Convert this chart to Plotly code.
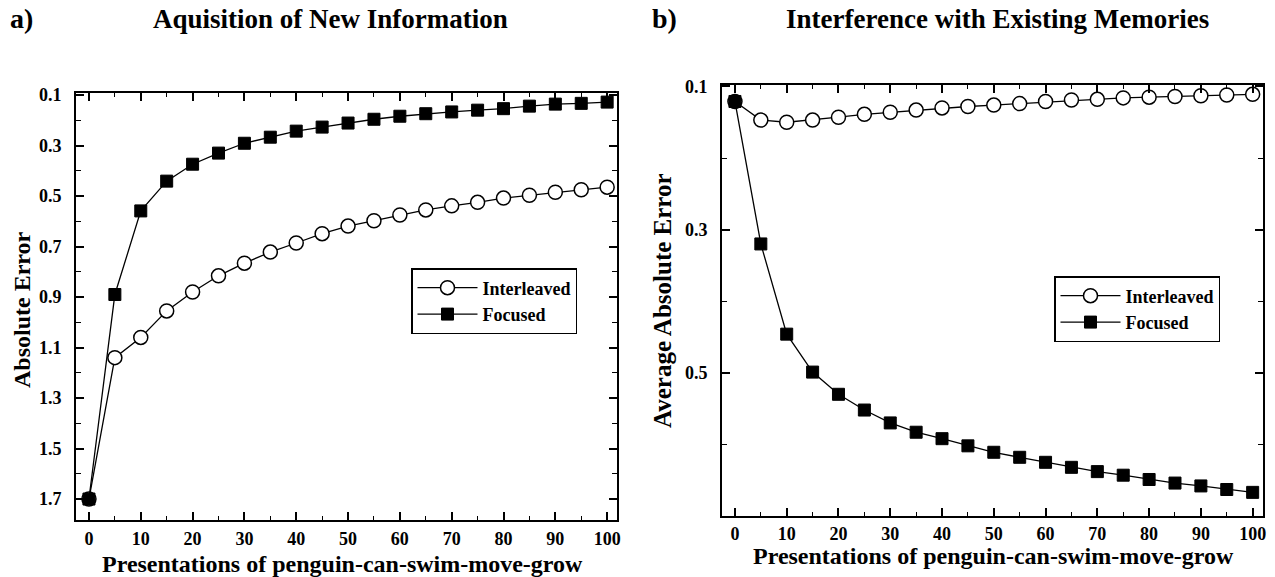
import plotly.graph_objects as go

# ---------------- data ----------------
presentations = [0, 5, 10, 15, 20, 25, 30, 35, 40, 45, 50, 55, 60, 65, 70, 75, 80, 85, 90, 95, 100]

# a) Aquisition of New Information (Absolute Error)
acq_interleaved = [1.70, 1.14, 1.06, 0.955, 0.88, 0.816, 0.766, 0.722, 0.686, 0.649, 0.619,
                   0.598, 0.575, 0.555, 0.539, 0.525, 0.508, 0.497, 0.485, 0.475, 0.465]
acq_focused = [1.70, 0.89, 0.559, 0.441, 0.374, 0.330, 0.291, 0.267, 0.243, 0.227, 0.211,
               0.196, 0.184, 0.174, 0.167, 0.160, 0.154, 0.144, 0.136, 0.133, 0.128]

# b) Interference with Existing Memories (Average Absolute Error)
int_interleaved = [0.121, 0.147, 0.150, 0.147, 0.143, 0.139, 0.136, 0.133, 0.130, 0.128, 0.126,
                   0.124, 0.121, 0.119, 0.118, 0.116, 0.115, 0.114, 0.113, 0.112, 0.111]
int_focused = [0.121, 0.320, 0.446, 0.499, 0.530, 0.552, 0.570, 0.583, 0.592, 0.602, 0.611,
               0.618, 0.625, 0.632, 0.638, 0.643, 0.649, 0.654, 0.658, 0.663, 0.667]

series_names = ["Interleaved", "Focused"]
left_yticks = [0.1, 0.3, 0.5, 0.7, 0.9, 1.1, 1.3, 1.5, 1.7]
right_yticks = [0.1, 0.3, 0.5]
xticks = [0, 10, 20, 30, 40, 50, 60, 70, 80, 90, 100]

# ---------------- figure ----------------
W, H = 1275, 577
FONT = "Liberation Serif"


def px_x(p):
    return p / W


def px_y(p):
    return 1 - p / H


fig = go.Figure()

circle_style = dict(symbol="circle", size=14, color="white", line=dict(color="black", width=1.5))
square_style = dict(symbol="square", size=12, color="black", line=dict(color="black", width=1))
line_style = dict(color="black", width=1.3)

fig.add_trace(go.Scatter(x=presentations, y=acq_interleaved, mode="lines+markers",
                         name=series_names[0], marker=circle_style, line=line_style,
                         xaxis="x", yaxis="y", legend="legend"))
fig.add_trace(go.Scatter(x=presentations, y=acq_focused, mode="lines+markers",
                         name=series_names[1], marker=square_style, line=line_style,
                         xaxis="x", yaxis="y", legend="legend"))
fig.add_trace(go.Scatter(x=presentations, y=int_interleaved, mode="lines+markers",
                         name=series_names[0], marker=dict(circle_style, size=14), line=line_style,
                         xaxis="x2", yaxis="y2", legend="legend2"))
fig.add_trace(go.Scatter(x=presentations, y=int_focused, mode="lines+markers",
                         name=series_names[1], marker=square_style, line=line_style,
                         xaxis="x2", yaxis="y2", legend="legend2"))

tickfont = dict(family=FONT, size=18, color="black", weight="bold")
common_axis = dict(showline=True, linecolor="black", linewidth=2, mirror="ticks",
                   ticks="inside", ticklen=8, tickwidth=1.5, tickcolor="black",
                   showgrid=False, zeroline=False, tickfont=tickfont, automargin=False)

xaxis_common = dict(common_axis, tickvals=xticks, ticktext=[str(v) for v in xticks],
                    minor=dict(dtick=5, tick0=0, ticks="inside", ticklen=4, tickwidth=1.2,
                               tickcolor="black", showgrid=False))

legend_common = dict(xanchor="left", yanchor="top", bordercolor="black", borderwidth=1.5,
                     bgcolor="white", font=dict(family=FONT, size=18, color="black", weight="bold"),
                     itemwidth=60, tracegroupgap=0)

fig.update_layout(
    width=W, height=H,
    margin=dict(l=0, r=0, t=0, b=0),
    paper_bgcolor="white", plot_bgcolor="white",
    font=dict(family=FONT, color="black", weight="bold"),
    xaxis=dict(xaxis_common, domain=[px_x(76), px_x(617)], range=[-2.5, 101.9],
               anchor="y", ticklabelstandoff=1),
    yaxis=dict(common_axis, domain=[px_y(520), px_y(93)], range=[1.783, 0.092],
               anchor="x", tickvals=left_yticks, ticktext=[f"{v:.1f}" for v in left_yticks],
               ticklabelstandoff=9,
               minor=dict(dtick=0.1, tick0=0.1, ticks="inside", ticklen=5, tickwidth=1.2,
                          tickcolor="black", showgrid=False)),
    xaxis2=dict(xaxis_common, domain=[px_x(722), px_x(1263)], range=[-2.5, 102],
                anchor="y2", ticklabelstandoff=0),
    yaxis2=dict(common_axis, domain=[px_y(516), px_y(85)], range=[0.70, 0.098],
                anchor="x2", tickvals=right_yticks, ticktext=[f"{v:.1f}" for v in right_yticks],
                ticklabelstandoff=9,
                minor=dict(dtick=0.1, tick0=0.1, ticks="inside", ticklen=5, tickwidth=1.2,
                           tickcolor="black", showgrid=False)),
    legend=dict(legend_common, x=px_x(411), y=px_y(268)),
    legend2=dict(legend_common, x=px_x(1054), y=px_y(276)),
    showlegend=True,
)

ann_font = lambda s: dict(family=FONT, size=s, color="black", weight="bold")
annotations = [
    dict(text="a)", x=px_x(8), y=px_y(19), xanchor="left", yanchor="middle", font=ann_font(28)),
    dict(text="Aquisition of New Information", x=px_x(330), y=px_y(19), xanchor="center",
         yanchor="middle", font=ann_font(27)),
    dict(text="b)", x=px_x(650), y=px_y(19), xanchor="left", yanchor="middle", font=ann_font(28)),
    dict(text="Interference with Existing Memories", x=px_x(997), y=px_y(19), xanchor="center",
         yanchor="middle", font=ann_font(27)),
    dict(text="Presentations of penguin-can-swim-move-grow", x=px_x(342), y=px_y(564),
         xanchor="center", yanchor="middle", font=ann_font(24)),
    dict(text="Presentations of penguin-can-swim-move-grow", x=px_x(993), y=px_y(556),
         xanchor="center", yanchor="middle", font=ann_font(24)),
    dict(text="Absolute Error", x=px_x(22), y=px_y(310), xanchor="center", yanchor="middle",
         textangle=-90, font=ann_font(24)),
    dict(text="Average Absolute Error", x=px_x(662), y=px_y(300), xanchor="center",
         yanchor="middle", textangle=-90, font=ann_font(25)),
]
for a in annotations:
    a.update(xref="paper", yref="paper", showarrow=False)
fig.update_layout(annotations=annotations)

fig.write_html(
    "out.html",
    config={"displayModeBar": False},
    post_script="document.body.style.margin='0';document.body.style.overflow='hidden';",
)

◆ ◆ ◆ ◆

### WHAT THE TASK ASKS
Return, unchanged, the lines from the first line of the material through the line that holds "90, 95, 100]", inclusive, omitting pictures.

### COMPLETE OUTPUT
Convert this chart to Plotly code.
import plotly.graph_objects as go

# ---------------- data ----------------
presentations = [0, 5, 10, 15, 20, 25, 30, 35, 40, 45, 50, 55, 60, 65, 70, 75, 80, 85, 90, 95, 100]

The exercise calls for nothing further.